Analysability should be a priority for any piece of code that we wouldn’t be willing to discard and rewrite from scratch for minor changes or bug fixes. This doesn’t mean that every level of a system must be equally analysable. However, if we’re not ready to throw it away, it should be analysable.


Degree to which a product or system can be effectively and efficiently modified without introducing defects or degrading existing product quality.

—ISO/IEC 25010:2011

In a world where requirements change, technologies evolve, and businesses scale, software must adapt seamlessly to maintain its value. Modifiability ensures that software can be updated and adjusted without compromising its overall quality or functionality.

Design decisions made early in the software development cycle greatly impact future modifiability. Careful selection of programming languages, frameworks, and architectures can help create a foundation for modifiable software. Likewise, good programming practices, such as clear documentation, consistent coding standards, and extensive testing, facilitate later modifications.

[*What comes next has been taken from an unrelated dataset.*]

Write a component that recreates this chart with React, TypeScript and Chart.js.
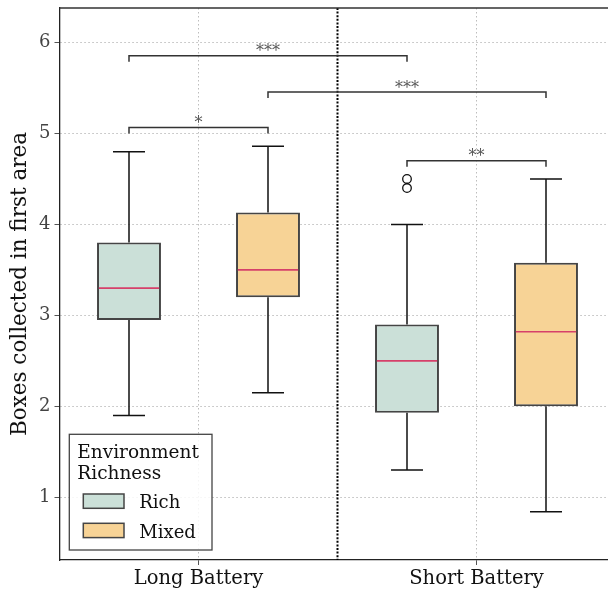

Back to the same question: “Why would I need to change my code?”. “If I write it correctly the first time around, there’s no need for modifiability.” This is not how the real world works. To provide value, we have to adapt to the ever-changing environment. Remember, it is wise to write code under the assumption that we’ll get it wrong at least the first time.

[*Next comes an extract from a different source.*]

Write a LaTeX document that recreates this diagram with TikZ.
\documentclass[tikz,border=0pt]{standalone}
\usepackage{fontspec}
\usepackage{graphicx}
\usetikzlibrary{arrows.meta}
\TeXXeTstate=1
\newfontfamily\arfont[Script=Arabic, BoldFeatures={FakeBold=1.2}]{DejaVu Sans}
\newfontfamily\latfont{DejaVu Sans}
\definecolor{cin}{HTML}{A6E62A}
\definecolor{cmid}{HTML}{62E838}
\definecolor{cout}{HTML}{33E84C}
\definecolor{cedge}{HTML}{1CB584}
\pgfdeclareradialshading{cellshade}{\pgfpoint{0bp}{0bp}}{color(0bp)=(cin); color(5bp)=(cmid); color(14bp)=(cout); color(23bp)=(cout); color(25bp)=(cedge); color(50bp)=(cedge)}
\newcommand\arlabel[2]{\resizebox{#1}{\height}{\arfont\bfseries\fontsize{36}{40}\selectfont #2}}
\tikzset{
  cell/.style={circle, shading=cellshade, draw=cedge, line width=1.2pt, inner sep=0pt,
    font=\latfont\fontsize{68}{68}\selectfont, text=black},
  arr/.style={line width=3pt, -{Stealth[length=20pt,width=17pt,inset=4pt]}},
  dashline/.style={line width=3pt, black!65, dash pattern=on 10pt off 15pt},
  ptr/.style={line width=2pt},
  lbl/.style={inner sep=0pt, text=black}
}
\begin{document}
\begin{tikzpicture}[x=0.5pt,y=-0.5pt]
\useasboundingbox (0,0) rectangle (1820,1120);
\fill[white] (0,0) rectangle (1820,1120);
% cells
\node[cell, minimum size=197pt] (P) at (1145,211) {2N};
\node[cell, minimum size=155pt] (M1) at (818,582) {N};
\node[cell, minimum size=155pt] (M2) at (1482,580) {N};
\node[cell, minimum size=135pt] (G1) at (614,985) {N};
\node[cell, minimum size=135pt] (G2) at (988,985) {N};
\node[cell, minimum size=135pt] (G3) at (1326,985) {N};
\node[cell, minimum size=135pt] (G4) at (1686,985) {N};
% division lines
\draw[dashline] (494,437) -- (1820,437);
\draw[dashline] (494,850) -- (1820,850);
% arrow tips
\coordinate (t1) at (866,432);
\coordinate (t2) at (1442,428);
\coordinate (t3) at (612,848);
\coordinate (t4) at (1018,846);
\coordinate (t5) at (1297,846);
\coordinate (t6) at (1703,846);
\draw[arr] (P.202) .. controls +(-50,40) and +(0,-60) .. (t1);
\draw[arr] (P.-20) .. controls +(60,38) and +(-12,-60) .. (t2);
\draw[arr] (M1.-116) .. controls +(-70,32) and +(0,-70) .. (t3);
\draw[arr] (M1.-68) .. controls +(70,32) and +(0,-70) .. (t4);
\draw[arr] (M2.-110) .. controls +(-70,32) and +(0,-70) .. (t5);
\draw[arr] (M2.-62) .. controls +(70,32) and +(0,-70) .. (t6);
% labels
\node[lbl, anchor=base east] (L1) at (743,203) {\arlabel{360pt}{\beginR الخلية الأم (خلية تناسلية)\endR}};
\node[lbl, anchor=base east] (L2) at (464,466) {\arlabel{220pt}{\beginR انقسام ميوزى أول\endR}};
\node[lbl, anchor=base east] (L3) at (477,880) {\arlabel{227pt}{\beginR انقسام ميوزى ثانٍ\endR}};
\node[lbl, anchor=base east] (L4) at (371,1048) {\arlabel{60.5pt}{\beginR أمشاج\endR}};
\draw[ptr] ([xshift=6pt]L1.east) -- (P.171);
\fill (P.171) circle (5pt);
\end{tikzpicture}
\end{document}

However, a high degree of modifiability doesn’t mean that changes should be made carelessly. Every modification comes with the risk of introducing new bugs or unexpected behaviors. For this reason, modifiability works hand-in-hand with other maintainability factors like analysability and testability. Analysability ensures that the impact of changes is understood before they are implemented, and testability allows those changes to be verified, ensuring they work as intended without introducing new issues.

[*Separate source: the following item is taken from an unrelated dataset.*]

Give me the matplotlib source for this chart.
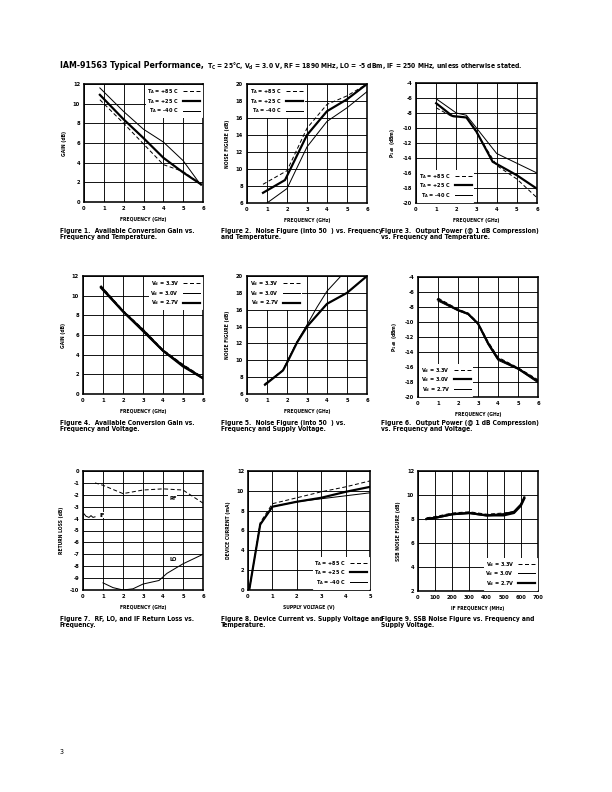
import numpy as np
import matplotlib
matplotlib.use("Agg")
import matplotlib.pyplot as plt
from matplotlib.lines import Line2D

plt.rcParams['font.family'] = ['DejaVu Sans']
plt.rcParams['font.stretch'] = 'condensed'
plt.rcParams['font.weight'] = 'bold'
plt.rcParams['mathtext.default'] = 'regular'
plt.rcParams['axes.unicode_minus'] = False

# ---- data ----
# Fig 1: gain vs frequency, temperature
f1_85_x = [0.8, 2, 3, 4, 5, 5.9]
f1_85_y = [10.4, 8.0, 5.9, 3.8, 3.1, 1.8]
f1_25_x = [0.8, 2, 3, 4, 5, 5.9]
f1_25_y = [10.9, 8.4, 6.5, 4.5, 3.0, 1.8]
f1_m40_x = [0.8, 2, 3, 4, 5, 5.9]
f1_m40_y = [11.6, 9.2, 7.4, 6.1, 4.2, 1.7]

# Fig 2: noise figure vs frequency, temperature
f2_85_x = [0.8, 2, 3, 4, 5, 6]
f2_85_y = [8.2, 9.8, 14.8, 17.6, 18.6, 20.0]
f2_25_x = [0.8, 1.9, 3, 4, 5, 6]
f2_25_y = [7.2, 8.7, 14.0, 16.8, 18.2, 20.0]
f2_m40_x = [1, 2, 3, 4, 5, 6]
f2_m40_y = [6.0, 7.7, 12.6, 15.6, 17.2, 19.1]

# Fig 3: P1dB vs frequency, temperature
f3_85_x = [1, 1.8, 2.5, 3, 4, 5, 6]
f3_85_y = [-7.3, -8.5, -8.5, -10.6, -15.0, -16.8, -19.3]
f3_25_x = [1, 1.8, 2.5, 3, 3.8, 5, 6]
f3_25_y = [-6.7, -8.4, -8.6, -10.5, -14.5, -16.3, -18.1]
f3_m40_x = [1, 2, 2.5, 3, 4, 5, 6]
f3_m40_y = [-6.1, -8.0, -8.3, -10.0, -13.4, -14.7, -16.0]

# Fig 4: gain vs frequency, voltage
f4_x = [0.9, 2, 3, 4, 5, 6]
f4_33 = [11.0, 8.5, 6.6, 4.5, 3.0, 1.7]
f4_30 = [10.9, 8.4, 6.5, 4.4, 2.9, 1.6]
f4_27 = [10.8, 8.4, 6.4, 4.4, 2.8, 1.6]

# Fig 5: noise figure vs frequency, voltage
f5_33_x = [0.9, 1.8, 2, 2.5, 3, 4, 5, 6]
f5_33_y = [7.2, 8.8, 9.8, 12.2, 14.0, 16.7, 18.0, 20.0]
f5_30_x = [0.9, 1.8, 2, 2.5, 3, 3.5, 4, 4.7]
f5_30_y = [7.2, 8.8, 9.8, 12.2, 14.2, 16.3, 18.2, 20.0]
f5_27_x = [0.9, 1.8, 2, 2.5, 3, 4, 5, 6]
f5_27_y = [7.1, 8.8, 9.7, 12.1, 14.0, 16.7, 18.0, 20.0]

# Fig 6: P1dB vs frequency, voltage
f6_x = [1, 2, 2.5, 3, 3.5, 4, 5, 6]
f6_33 = [-6.8, -8.3, -8.8, -10.1, -12.6, -14.7, -16.1, -17.7]
f6_30 = [-7.0, -8.4, -8.9, -10.2, -12.8, -14.9, -16.2, -17.9]
f6_27 = [-7.2, -8.5, -9.0, -10.3, -13.0, -15.1, -16.3, -18.1]

# Fig 7: return loss
f7_rf_x = [0.6, 1, 2, 3, 4, 5, 6]
f7_rf_y = [-1.0, -1.2, -1.9, -1.6, -1.5, -1.6, -2.7]
f7_if_x = [0, 0.15, 0.3, 0.4, 0.5, 0.6]
f7_if_y = [-3.5, -3.8, -3.9, -3.75, -3.9, -3.85]
f7_lo_x = [1, 1.5, 2, 2.5, 3, 3.8, 4.2, 5, 6]
f7_lo_y = [-9.4, -9.8, -10.0, -9.9, -9.5, -9.2, -8.6, -7.8, -7.0]

# Fig 8: device current vs supply voltage
f8_x = [0.05, 0.5, 1, 2, 3, 4, 5]
f8_85 = [0, 6.8, 8.7, 9.3, 9.9, 10.4, 11.0]
f8_25 = [0, 6.6, 8.4, 8.9, 9.3, 9.9, 10.4]
f8_m40 = [0, 6.6, 8.4, 8.9, 9.2, 9.5, 9.8]

# Fig 9: SSB noise figure vs IF frequency
f9_x = [50, 100, 200, 300, 400, 500, 560, 600, 620]
f9_33 = [8.1, 8.2, 8.5, 8.6, 8.4, 8.5, 8.6, 9.2, 9.8]
f9_30 = [8.0, 8.1, 8.4, 8.5, 8.3, 8.4, 8.6, 9.2, 9.8]
f9_27 = [8.0, 8.1, 8.4, 8.5, 8.3, 8.3, 8.5, 9.1, 9.7]

temp_labels = ['$T_A$ = +85 C', '$T_A$ = +25 C', '$T_A$ = -40 C']
volt_labels = ['$V_d$ = 3.3V', '$V_d$ = 3.0V', '$V_d$ = 2.7V']

W, H = 612, 792
fig = plt.figure(figsize=(W / 72, H / 72), dpi=72)


def make_ax(x0, y0, x1, y1, xlim, ylim, xticks, yticks, xlabel, ylabel):
    ax = fig.add_axes([x0 / W, 1 - y1 / H, (x1 - x0) / W, (y1 - y0) / H])
    ax.set_xlim(xlim)
    ax.set_ylim(ylim)
    ax.set_xticks(xticks)
    ax.set_yticks(yticks)
    ax.grid(True, color='black', linewidth=0.9)
    ax.tick_params(length=0, labelsize=5.8, pad=4)
    for lab in ax.get_xticklabels() + ax.get_yticklabels():
        lab.set_fontweight('bold')
    for s in ax.spines.values():
        s.set_linewidth(1.6)
    ax.set_xlabel(xlabel, fontsize=5, fontweight='bold', labelpad=6)
    ax.set_ylabel(ylabel, fontsize=5, fontweight='bold', labelpad=6)
    return ax


def add_legend(ax, handles, labels, loc):
    lg = ax.legend(handles, labels, loc=loc, markerfirst=False, fontsize=5.5,
                   frameon=True, fancybox=False, framealpha=1, edgecolor='white',
                   handlelength=3.0, borderpad=0.3, labelspacing=0.15, handletextpad=0.8,
                   borderaxespad=0.25)
    for t in lg.get_texts():
        t.set_fontweight('bold')
    lg.set_zorder(5)


dash = dict(color='black', linewidth=1.0, linestyle=(0, (4, 2.5)))
thick = dict(color='black', linewidth=2.2)
thin = dict(color='black', linewidth=1.0)
h_dash = Line2D([], [], **dash)
h_thick = Line2D([], [], **thick)
h_thin = Line2D([], [], **thin)

freq_ticks = [0, 1, 2, 3, 4, 5, 6]

# Figure 1
ax = make_ax(84, 84, 203, 202, (0, 6), (0, 12), freq_ticks, range(0, 13, 2),
             'FREQUENCY (GHz)', 'GAIN (dB)')
ax.plot(f1_85_x, f1_85_y, **dash)
ax.plot(f1_25_x, f1_25_y, **thick)
ax.plot(f1_m40_x, f1_m40_y, **thin)
add_legend(ax, [h_dash, h_thick, h_thin], temp_labels, 'upper right')

# Figure 2
ax = make_ax(247, 84, 367, 203, (0, 6), (6, 20), freq_ticks, range(6, 21, 2),
             'FREQUENCY (GHz)', 'NOISE FIGURE (dB)')
ax.plot(f2_85_x, f2_85_y, **dash)
ax.plot(f2_25_x, f2_25_y, **thick)
ax.plot(f2_m40_x, f2_m40_y, **thin)
add_legend(ax, [h_dash, h_thick, h_thin], temp_labels, 'upper left')

# Figure 3
ax = make_ax(416, 83, 537, 203, (0, 6), (-20, -4), freq_ticks, range(-20, -3, 2),
             'FREQUENCY (GHz)', '$P_{1\\ dB}$ (dBm)')
ax.plot(f3_85_x, f3_85_y, **dash)
ax.plot(f3_25_x, f3_25_y, **thick)
ax.plot(f3_m40_x, f3_m40_y, **thin)
add_legend(ax, [h_dash, h_thick, h_thin], temp_labels, 'lower left')

# Figure 4
ax = make_ax(83, 276, 203, 394, (0, 6), (0, 12), freq_ticks, range(0, 13, 2),
             'FREQUENCY (GHz)', 'GAIN (dB)')
ax.plot(f4_x, f4_33, **dash)
ax.plot(f4_x, f4_30, **thick)
ax.plot(f4_x, f4_27, **thick)
add_legend(ax, [h_dash, h_thin, h_thick], volt_labels, 'upper right')

# Figure 5
ax = make_ax(247, 276, 367, 394, (0, 6), (6, 20), freq_ticks, range(6, 21, 2),
             'FREQUENCY (GHz)', 'NOISE FIGURE (dB)')
ax.plot(f5_33_x, f5_33_y, **dash)
ax.plot(f5_30_x, f5_30_y, **thin)
ax.plot(f5_27_x, f5_27_y, **thick)
add_legend(ax, [h_dash, h_thin, h_thick], volt_labels, 'upper left')

# Figure 6
ax = make_ax(418, 277, 538, 397, (0, 6), (-20, -4), freq_ticks, range(-20, -3, 2),
             'FREQUENCY (GHz)', '$P_{1\\ dB}$ (dBm)')
ax.plot(f6_x, f6_33, **dash)
ax.plot(f6_x, f6_30, **thick)
ax.plot(f6_x, f6_27, **thin)
add_legend(ax, [h_dash, h_thick, h_thin], volt_labels, 'lower left')

# Figure 7
ax = make_ax(83, 471, 203, 590, (0, 6), (-10, 0), freq_ticks, range(-10, 1, 1),
             'FREQUENCY (GHz)', 'RETURN LOSS (dB)')
ax.plot(f7_rf_x, f7_rf_y, **dash)
ax.plot(f7_if_x, f7_if_y, **thin)
ax.plot(f7_lo_x, f7_lo_y, **thin)
ax.text(4.3, -2.4, 'RF', fontsize=5.8, fontweight='bold',
        bbox=dict(facecolor='white', edgecolor='none', pad=0.5))
ax.text(0.85, -3.85, 'IF', fontsize=5.8, fontweight='bold',
        bbox=dict(facecolor='white', edgecolor='none', pad=0.5))
ax.text(4.3, -7.55, 'LO', fontsize=5.8, fontweight='bold',
        bbox=dict(facecolor='white', edgecolor='none', pad=0.5))

# Figure 8
ax = make_ax(248, 471, 370, 590, (0, 5), (0, 12), [0, 1, 2, 3, 4, 5], range(0, 13, 2),
             'SUPPLY VOLTAGE (V)', 'DEVICE CURRENT (mA)')
ax.plot(f8_x, f8_85, **dash)
ax.plot(f8_x, f8_25, **thick)
ax.plot(f8_x, f8_m40, **thin)
add_legend(ax, [h_dash, h_thick, h_thin], temp_labels, 'lower right')

# Figure 9
ax = make_ax(418, 471, 538, 591, (0, 700), (2, 12), range(0, 701, 100), range(2, 13, 2),
             'IF FREQUENCY (MHz)', 'SSB NOISE FIGURE (dB)')
ax.plot(f9_x, f9_33, **dash)
ax.plot(f9_x, f9_30, **thick)
ax.plot(f9_x, f9_27, **thick)
add_legend(ax, [h_dash, h_thin, h_thick], volt_labels, 'lower right')

# captions
captions = [
    (60, 228, 'Figure 1.  Available Conversion Gain vs.\nFrequency and Temperature.'),
    (221, 228, 'Figure 2.  Noise Figure (into 50  ) vs. Frequency\nand Temperature.'),
    (381, 228, 'Figure 3.  Output Power (@ 1 dB Compression)\nvs. Frequency and Temperature.'),
    (60, 420, 'Figure 4.  Available Conversion Gain vs.\nFrequency and Voltage.'),
    (221, 420, 'Figure 5.  Noise Figure (into 50  ) vs.\nFrequency and Supply Voltage.'),
    (381, 420, 'Figure 6.  Output Power (@ 1 dB Compression)\nvs. Frequency and Voltage.'),
    (60, 616, 'Figure 7.  RF, LO, and IF Return Loss vs.\nFrequency.'),
    (221, 616, 'Figure 8. Device Current vs. Supply Voltage and\nTemperature.'),
    (381, 616, 'Figure 9. SSB Noise Figure vs. Frequency and\nSupply Voltage.'),
]
for x, y, txt in captions:
    fig.text(x / W, 1 - y / H, txt, fontsize=6.6, fontweight='bold', va='top',
             ha='left', linespacing=1.1)

# title
t1 = fig.text(60 / W, 1 - 66 / H, 'IAM-91563 Typical Performance,', fontsize=8.8,
              fontweight='bold', va='center', ha='left')
fig.canvas.draw()
bb = t1.get_window_extent()
fig.text(bb.x1 / W + 3 / W, 1 - 66 / H,
         '$T_C$ = 25\u00b0C, $V_d$ = 3.0 V, RF = 1890 MHz, LO = -5 dBm, IF = 250 MHz, unless otherwise stated.',
         fontsize=6.8, fontweight='bold', va='center', ha='left')

fig.text(60 / W, 1 - 752 / H, '3', fontsize=7, va='center', ha='left', fontweight='normal')

fig.savefig('out.png', dpi=72)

Modifiability is also inherently linked to the principles of reusability and modularity. Code that is written to be reusable tends to be more modular and abstract, which in turn allows for easy modifications with minimal impact on the overall system.

In summary, striving for modifiability is about striving for code that can be changed.


Degree of effectiveness and efficiency with which test criteria can be established for a system, product or component and tests can be performed to determine whether those criteria have been met.

—ISO/IEC 25010:2011

To stay in business we need to rewrite our code quickly and often. But every time we rewrite our code we also need to make sure that the code still works. This is what our tests should tell us.


Changing code quickly without automated testing is an accident waiting to happen.

Highly testable software is a foundation for the long-term sustainability of any software project. Software that can be easily tested promotes confidence when changes are made, assists in identifying issues quickly, and ultimately ensures that the software works as expected. Key characteristics of testable code include being deterministic, isolated, and observable.

Deterministic: Deterministic code is reliable and consistent in its behavior. Given the same inputs, it will always produce the same outputs, and it will not exhibit different behaviors in different runs or under different conditions. This predictability simplifies testing significantly because it means that any test we write today will still be valid tomorrow.

Isolated: Highly testable code is independent, or isolated, meaning that it can be tested without having to also test a lot of dependencies at the same time. This is important because it helps us narrow down where a problem might be when a test fails. Isolation can be achieved through techniques such as dependency injection, mocking, and designing for interfaces.

Observable: We must be able to observe what actually happens when the code is executed. This could be through returned results, changes in the state of the system, or observable effects. Observable code allows us to validate that our code is functioning as expected.

By striving for testability, we build software that is resilient to changes and more reliable for the end user.